Und in der Tat ist eben dies: die das verräterisch-pietätlose Verhalten ihrer eigenen Schöpfung aus einem Fall von unendlichem Urteil in eine Form von bestimmter Negation zu verwandeln bemühte Suche nach einer im Grunde der oberflächlich unendlichen Unbestimmtheit jenes anderen Subjekts dennoch wahrnehmbaren bestimmten Relation zu ihrem eigenen faktischen Dasein, nach einer im Kern der äußerlich totalen Indifferenz jenes neuen Wesens dennoch auszumachenden spezifischen Differenz zu ihrem eigenen empirischen Zusammenhang, die zentrale Reflexionsaufgabe und die wesentliche intellektuelle Okkupation, zu der im Angesicht jenes anderen Subjekts die gesellschaftlich Arbeitenden sich verstehen. Von Beginn der Erfahrung gesellschaftlichen Reichtums an und vornehmlich in den Anfängen dieser Erfahrung, dort also, wo gesellschaftlicher Reichtum eben erst entsteht, gerade erst eine Rolle zu spielen beginnt, zeigen sich die gesellschaftlich Arbeitenden gleichermaßen disponiert und getrieben, dem ex improviso des Reichtums sich ihnen ergebenden existentiellen Selbstbestimmungsproblem und kruzifikatorischen Identitätsdilemma ihre gesamte Reflexionskraft und ihre ganze intellektuelle Aufmerksamkeit zuzuwenden. Überall da, wo ex improviso des just im Entstehen begriffenen Reichtums jene andere Art Subjekt gleichermaßen mit der exklusiven Abstraktheit eines Glückskinds und der disjunktiven Unvermitteltheit eines Wechselbalgs den Produzenten des Reichtums ineins das Nachsehen ihrer ökonomischen Stellung gibt und den Rang politischer Geltung abläuft, haben diese offenbar nichts Vordringlicheres zu tun, als in der unschwer erkennbaren Absicht einer Abschwächung des unendlichen Exklusiv zur spezifischen Differenz und einer Ermäßigung des absoluten Disjunktiv zur relativen Negation dem auf den ersten Blick niederschmetternden Präsentationsgestus und vernichtenden Erscheinungsmodus jenes abstrakten Widersachers und unvermittelten Nebenbuhlers mit ebensoviel Spürsinn wie Reflexionskraft teils seine in bezug auf ihr eigenes faktisches Dasein historisch näheren Umstände abzumerken, teils seine im Verhältnis zu ihrem eigenen empirischen Zusammenhang systematisch genaueren Bestimmungen nachzuweisen.

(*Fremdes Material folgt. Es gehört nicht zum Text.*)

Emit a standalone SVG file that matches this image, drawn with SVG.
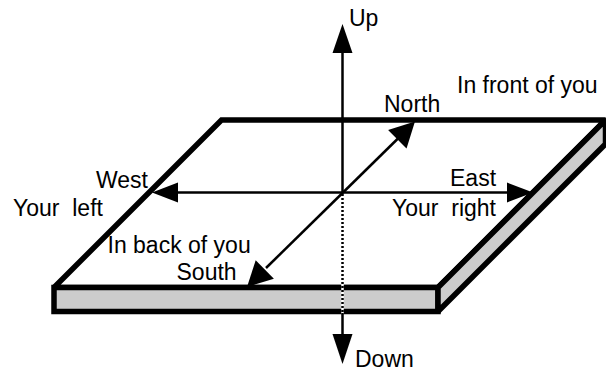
<svg xmlns="http://www.w3.org/2000/svg" width="606" height="372" viewBox="0 0 606 372">
<style>
.edge{stroke:#000;stroke-width:5.5;stroke-linejoin:miter;stroke-miterlimit:2}
.side{fill:#cccccc}
.ax{stroke:#000;stroke-width:2.5;fill:none}
.head{fill:#000;stroke:none}
text{font-family:"Liberation Sans",Arial,sans-serif;font-size:23px;fill:#000}
</style>
<rect width="606" height="372" fill="#fff"/>
<g id="slab">
<polygon id="top-face" class="edge" fill="#fff" points="54,287.5 221.5,120 605.5,120 438,287.5"/>
<rect id="front-face" class="edge side" x="54" y="287.5" width="384" height="24"/>
<polygon id="side-face" class="edge side" points="438,287.5 605.5,120 605.5,144 438,311.5"/>
</g>
<g id="connectors">
<line class="ax" x1="342.5" y1="193" x2="342.5" y2="50"/>
<polygon class="head" points="342.5,24 332.5,53 352.5,53"/>
<line x1="342.5" y1="193" x2="342.5" y2="314" stroke="#fff" stroke-width="2.5"/>
<line class="ax" x1="342.5" y1="194" x2="342.5" y2="314" stroke-dasharray="2,2"/>
<line class="ax" x1="342.5" y1="313" x2="342.5" y2="337"/>
<polygon class="head" points="342.5,364 332.5,334 352.5,334"/>
<line class="ax" x1="343" y1="192.5" x2="176" y2="192.5"/>
<polygon class="head" points="152,192.5 178,182.5 178,202.5"/>
<line class="ax" x1="343" y1="192.5" x2="509" y2="192.5"/>
<polygon class="head" points="533,192.5 507,182.5 507,202.5"/>
<line class="ax" x1="343" y1="192.5" x2="399" y2="137.5"/>
<polygon class="head" points="415,121.5 406.5,148.4 388.1,130"/>
<line class="ax" x1="343" y1="192.5" x2="266" y2="268"/>
<polygon class="head" points="247,287 273.9,278.8 255.7,260.2"/>
</g>
<g id="labels">
<text x="349" y="26">Up</text>
<text x="457" y="92.7">In front of you</text>
<text x="384" y="112">North</text>
<text x="96" y="188.3">West</text>
<text x="13" y="216" xml:space="preserve">Your  left</text>
<text x="450" y="185.7">East</text>
<text x="392" y="216" xml:space="preserve">Your  right</text>
<text x="107.5" y="252.7">In back of you</text>
<text x="176.5" y="280">South</text>
<text x="355" y="367">Down</text>
</g>
</svg>
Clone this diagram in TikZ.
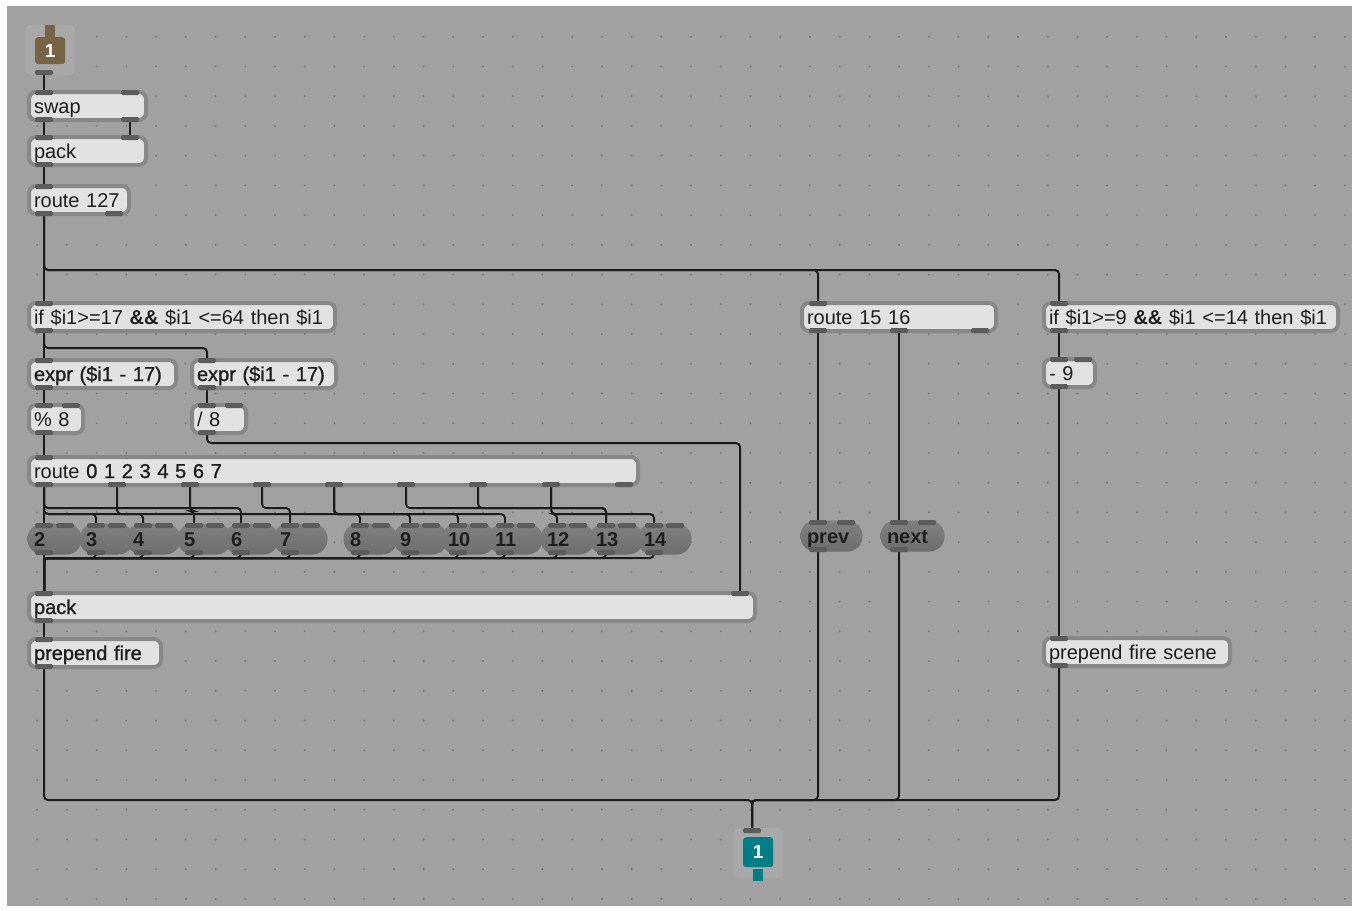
\documentclass[tikz,border=0pt]{standalone}
\usepackage{fontspec}
\setmainfont{Liberation Sans}
\newfontfamily\thickfont{Liberation Sans}[FakeBold=1.2]
\usepackage{xcolor}
\usepackage{tikz}
\usetikzlibrary{positioning,calc}
\pgfdeclarelayer{grid}
\pgfdeclarelayer{bg}
\pgfsetlayers{grid,bg,main}

\definecolor{page}{RGB}{255,255,255}
\definecolor{canvas}{RGB}{161,161,161}
\definecolor{griddot}{RGB}{126,126,126}
\definecolor{objframe}{RGB}{136,136,136}
\definecolor{objfill}{RGB}{226,226,226}
\definecolor{objtext}{RGB}{30,30,30}
\definecolor{portc}{RGB}{92,92,92}
\definecolor{pilltop}{RGB}{128,128,128}
\definecolor{pillbot}{RGB}{110,110,110}
\definecolor{cordc}{RGB}{28,28,28}
\definecolor{iobg}{RGB}{168,168,168}
\definecolor{inbrown}{RGB}{120,100,68}
\definecolor{outteal}{RGB}{0,126,136}

\newcommand\objfont{\fontsize{20}{22}\selectfont}
% box with its text, outer corner at #3
\newcommand\maxobj[5][obj]{%
  \pgfmathsetmacro\objtw{#4-14}%
  \node[#1,text width=\objtw pt] (#2) at (#3) {#5};}
% inlet / outlet tabs, offsets from the left edge
\newcommand\inlets[2]{%
  \foreach \o [count=\k from 0] in {#2}{%
    \fill[port] ($(#1.north west)+(\o,0)$) rectangle ++(18,5);
    \coordinate (#1-i\k) at ($(#1.north west)+(\o+9,0)$);}}
\newcommand\outlets[2]{%
  \foreach \o [count=\k from 0] in {#2}{%
    \fill[port] ($(#1.south west)+(\o,-5)$) rectangle ++(18,5);
    \coordinate (#1-o\k) at ($(#1.south west)+(\o+9,0)$);}}

\tikzset{
  obj/.style={anchor=north west, draw=objframe, line width=4pt, outer sep=2pt,
    fill=objfill, rounded corners=7pt, inner xsep=5pt, inner ysep=0pt,
    minimum height=28pt, align=left, font=\objfont, text=objtext,
    text height=16pt, text depth=2pt},
  msg/.style={anchor=north west, line width=1pt, outer sep=.5pt,
    top color=pilltop, bottom color=pillbot, rounded corners=15pt,
    inner xsep=6.5pt, inner ysep=0pt, minimum height=31pt, align=left,
    font=\objfont\bfseries, text=objtext, text height=16pt, text depth=1pt},
  iobox/.style={anchor=north west, fill=iobg, rounded corners=6pt,
    minimum size=50pt, inner sep=0pt, outer sep=0pt},
  port/.style={fill=portc, rounded corners=1.5pt},
  cord/.style={draw=cordc, line width=2pt, rounded corners=4pt}
}

\begin{document}
\begin{tikzpicture}[x=1pt,y=-1pt]
\useasboundingbox (0,0) rectangle (1359,910);
\begin{pgfonlayer}{grid}
  \fill[page] (0,0) rectangle (1359,910);
  \fill[canvas] (7,6) rectangle (1352,906);
  \foreach \i in {1,...,45}
    \foreach \j in {1,...,30}
      \fill[griddot] (7.5+29.72*\i,7+29.73*\j) circle (1.1);
\end{pgfonlayer}

% inlet
\node[iobox] (inbg) at (25,25) {};
\node[anchor=north west, fill=inbrown, rounded corners=3pt, minimum width=30pt,
  minimum height=27pt, inner sep=0pt, text=white, font=\fontsize{19}{19}\selectfont\bfseries] (inl) at (35,37) {1};
\fill[inbrown] ($(inl.north)+(-5,2)$) rectangle ++(10,-14);
\outlets{inbg}{10}

\maxobj{swap}{27,90}{121}{swap}
\inlets{swap}{8,94} \outlets{swap}{8,94}
\maxobj{pack1}{27,135}{121}{pack}
\inlets{pack1}{8,94} \outlets{pack1}{8}
\maxobj{rt127}{27,184}{104}{route 127}
\inlets{rt127}{8} \outlets{rt127}{8,78}

\maxobj{if1}{27,301}{310}{if \$i1>=17 \textbf{\&\&} \$i1 <=64 then \$i1}
\inlets{if1}{8} \outlets{if1}{8}
\maxobj{expr1}{27,358}{151}{{\thickfont expr (\$i1 - 17)}}
\inlets{expr1}{8} \outlets{expr1}{8}
\maxobj{expr2}{190,358}{148}{{\thickfont expr (\$i1 - 17)}}
\inlets{expr2}{8} \outlets{expr2}{8}
\maxobj{mod8}{27,403}{58}{\% 8}
\inlets{mod8}{8,35} \outlets{mod8}{8}
\maxobj{div8}{190,403}{58}{/ 8}
\inlets{div8}{8,35} \outlets{div8}{8}
\maxobj{rt8}{27,455}{613}{route {\thickfont 0 1 2 3 4 5 6 7}}
\inlets{rt8}{8} \outlets{rt8}{8,81,154,226,298,370,442,515,588}

% message boxes
\foreach \lbl/\x in {2/27,3/79,4/126,5/177,6/224,7/273,8/343,9/393,10/441,11/488,12/540,13/589,14/637}{
  \maxobj[msg]{p\lbl}{\x,523}{55}{\lbl}
  \inlets{p\lbl}{8,29} \outlets{p\lbl}{8}
}

\maxobj{pack2}{27,591}{730}{{\thickfont pack}}
\inlets{pack2}{8,704} \outlets{pack2}{8}
\maxobj{prepfire}{27,637}{136}{{\thickfont prepend fire}}
\inlets{prepfire}{8} \outlets{prepfire}{8}

\maxobj{rt1516}{800,301}{198}{route 15 16}
\inlets{rt1516}{9} \outlets{rt1516}{9,90,171}
\maxobj[msg]{prev}{800,520}{63}{prev}
\inlets{prev}{9,37} \outlets{prev}{9}
\maxobj[msg]{next}{880,520}{65}{next}
\inlets{next}{10,38} \outlets{next}{10}

\maxobj{if2}{1042,301}{298}{if \$i1>=9 \textbf{\&\&} \$i1 <=14 then \$i1}
\inlets{if2}{8} \outlets{if2}{8}
\maxobj{minus9}{1042,357}{55}{- 9}
\inlets{minus9}{8,32} \outlets{minus9}{8}
\maxobj{prepscene}{1042,636}{190}{prepend fire scene}
\inlets{prepscene}{8} \outlets{prepscene}{8}

% outlet
\node[iobox] (outbg) at (733,828) {};
\node[anchor=north west, fill=outteal, rounded corners=3pt, minimum size=30pt,
  inner sep=0pt, text=white, font=\fontsize{19}{19}\selectfont\bfseries] (outl) at (743,837) {1};
\fill[outteal] ($(outl.south)+(-5,2)$) rectangle ++(10,12);
\inlets{outbg}{10}

\begin{pgfonlayer}{bg}
\draw[cord] (inbg-o0) -- (swap-i0);
\draw[cord] (swap-o0) -- (pack1-i0);
\draw[cord] (swap-o1) -- (pack1-i1);
\draw[cord] (pack1-o0) -- (rt127-i0);
\draw[cord] (rt127-o0) -- (if1-i0);
\draw[cord] (rt127-o0) |- ([yshift=31pt]rt1516-i0) -- (rt1516-i0);
\draw[cord] (rt127-o0) |- ([yshift=31pt]if2-i0) -- (if2-i0);
\draw[cord] (if1-o0) -- (expr1-i0);
\draw[cord] (if1-o0) -- ++(0,15) -| (expr2-i0);
\draw[cord] (expr1-o0) -- (mod8-i0);
\draw[cord] (expr2-o0) -- (div8-i0);
\draw[cord] (mod8-o0) -- (rt8-i0);
\draw[cord] (div8-o0) -- ++(0,8) -| (pack2-i1);
% route outlets to the message boxes
\draw[cord] (rt8-o0) -- (p2-i0);
\foreach \s/\d/\h in {o0/p3/9,o0/p11/9,o1/p4/9,o2/p5/12,o0/p6/15,o3/p7/15,
    o4/p8/9,o4/p9/9,o4/p10/9,o5/p13/15,o6/p13/15,o7/p12/9,o7/p14/9}
  \draw[cord] (rt8-\s) |- ([yshift=\h pt]\d-i0) -- (\d-i0);
\draw[cord] (p2-o0) -- (pack2-i0);
\foreach \n in {3,...,14}
  \draw[cord] (p\n-o0) -- ++(0,3) -| (pack2-i0);
\draw[cord] (pack2-o0) -- (prepfire-i0);
\draw[cord] (rt1516-o0) -- (prev-i0);
\draw[cord] (rt1516-o1) -- (next-i0);
\draw[cord] (if2-o0) -- (minus9-i0);
\draw[cord] (minus9-o0) -- (prepscene-i0);
\foreach \s in {prepfire-o0,prev-o0,next-o0,prepscene-o0}
  \draw[cord] (\s) |- ([yshift=28pt]outbg-i0) -- (outbg-i0);
\end{pgfonlayer}
\end{tikzpicture}
\end{document}
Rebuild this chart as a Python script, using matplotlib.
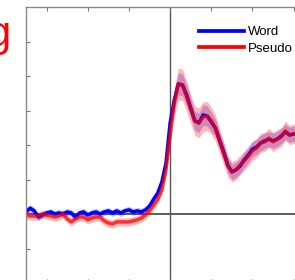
import matplotlib.pyplot as plt
import numpy as np

plt.rcParams['font.family'] = ['Liberation Sans', 'DejaVu Sans']

# time in ms, amplitude in arbitrary units
times = list(range(-350, 320, 10))

word = [0.06, 0.17, 0.09, -0.09, -0.03, 0.03, 0.06, 0.0, 0.03, 0.0,
        0.06, 0.03, -0.09, 0.03, 0.06, -0.03, 0.03, 0.06, 0.0, 0.06,
        0.09, 0.03, 0.09, 0.03, 0.09, 0.12, 0.06, 0.09, 0.06, 0.12,
        0.23, 0.43, 0.61, 0.93, 1.48, 2.64, 3.30, 3.77, 3.74, 3.45,
        3.07, 2.70, 2.64, 2.87, 2.84, 2.67, 2.49, 2.14, 1.80, 1.42,
        1.22, 1.28, 1.39, 1.57, 1.71, 1.88, 1.94, 2.06, 2.12, 2.17,
        2.12, 2.17, 2.26, 2.38, 2.29, 2.32, 2.30]

pseudo = [-0.03, -0.06, -0.06, -0.06, 0.0, -0.03, -0.06, -0.09, -0.06, 0.0,
          -0.14, -0.23, -0.14, -0.09, -0.09, -0.17, -0.12, -0.09, -0.09, -0.20,
          -0.26, -0.29, -0.23, -0.23, -0.23, -0.23, -0.20, -0.17, -0.12, -0.03,
          0.09, 0.26, 0.43, 0.70, 1.28, 2.29, 3.22, 3.77, 3.74, 3.42,
          3.04, 2.70, 2.64, 2.81, 2.84, 2.70, 2.49, 2.12, 1.77, 1.39,
          1.22, 1.28, 1.42, 1.54, 1.68, 1.83, 1.91, 2.06, 2.09, 2.20,
          2.09, 2.17, 2.23, 2.41, 2.29, 2.32, 2.33]

word_sem = [0.10] * 34 + [0.12, 0.20, 0.28, 0.32, 0.32, 0.30, 0.28, 0.27, 0.28, 0.30,
                          0.30, 0.28, 0.26, 0.25, 0.24, 0.23, 0.22, 0.22, 0.22, 0.22,
                          0.22, 0.22, 0.22, 0.22, 0.22, 0.22, 0.22, 0.22, 0.22, 0.22,
                          0.22, 0.22, 0.22]
pseudo_sem = [0.12] * 34 + [0.15, 0.28, 0.40, 0.46, 0.46, 0.44, 0.42, 0.42, 0.43, 0.44,
                            0.42, 0.40, 0.38, 0.36, 0.34, 0.32, 0.30, 0.29, 0.28, 0.28,
                            0.28, 0.28, 0.28, 0.28, 0.28, 0.28, 0.28, 0.28, 0.28, 0.28,
                            0.28, 0.28, 0.28]

t = np.array(times)
w = np.array(word)
p = np.array(pseudo)
ws = np.array(word_sem)
ps = np.array(pseudo_sem)

fig = plt.figure(figsize=(2.95, 2.80), dpi=100)
ax = fig.add_axes([26 / 295, -3 / 280, 350 / 295, 276 / 280])

ax.axhline(0, color='#333333', lw=1.1, zorder=1)
ax.axvline(0, color='#555555', lw=1.0, zorder=1)

ax.fill_between(t, w - ws, w + ws, color='blue', alpha=0.25, lw=0)
ax.plot(t, w, color='blue', lw=2.5)
ax.fill_between(t, p - ps, p + ps, color='red', alpha=0.28, lw=0)
ax.plot(t, p, color='red', lw=2.5, alpha=0.75)

ax.set_xlim(-350, 500)
ax.set_ylim(-2, 6)
ax.set_xticks(range(-300, 500, 100))
ax.set_yticks(range(-1, 6))
ax.tick_params(direction='in', length=3, color='#777777', top=True, right=True,
               labelleft=False, labelbottom=False)
for s in ax.spines.values():
    s.set_color('#888888')
    s.set_linewidth(1.0)

h1, = ax.plot([], [], color='blue', lw=2.7)
h2, = ax.plot([], [], color='red', lw=2.7)
ax.legend([h1, h2], ['Word', 'Pseudo'], loc='upper left', frameon=False,
          bbox_to_anchor=(199 / 295, 1 - 26 / 280), bbox_transform=fig.transFigure,
          borderpad=0, borderaxespad=0, handlelength=3.4, handletextpad=0.3,
          labelspacing=0.35, prop={'size': 9.5})

fig.text(10 / 295, 1 - 46 / 280, 'g', color='red', fontsize=30, ha='right', va='baseline')

fig.savefig('out.png', dpi=100)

Ergebnis dieser intellektuellen Anstrengung und Ausdruck dieser reflexiven Bemühung ist der Mythos.

Einleitung aus: Ulrich Enderwitz, Reichtum und Religion, Bd.1 (Der Mythos vom Heros), Freiburg (ça ira-Verlag) 1990, S. 11-49

Anmerkungen

[ 1 ]
Allerdings können, wie noch zu sehen sein wird (2. Teil, zur Rolle der aristokratischen Lebensart), qualitative Bestimmungen des Reichtums, seine Besonderung zu Luxusgütern und spezifischen Kostbarkeiten, bei dem Bemühen eine Rolle spielen, den Reichtum als Maßbestimmung zu erhalten und nämlich vor seiner von einem Übermaß der Reichtumproduktion her drohenden Auflösung und Disqualifizierung zu einem in schlechter Unendlichkeit ebenso sinn- wie maßlosen Quantum zu bewahren.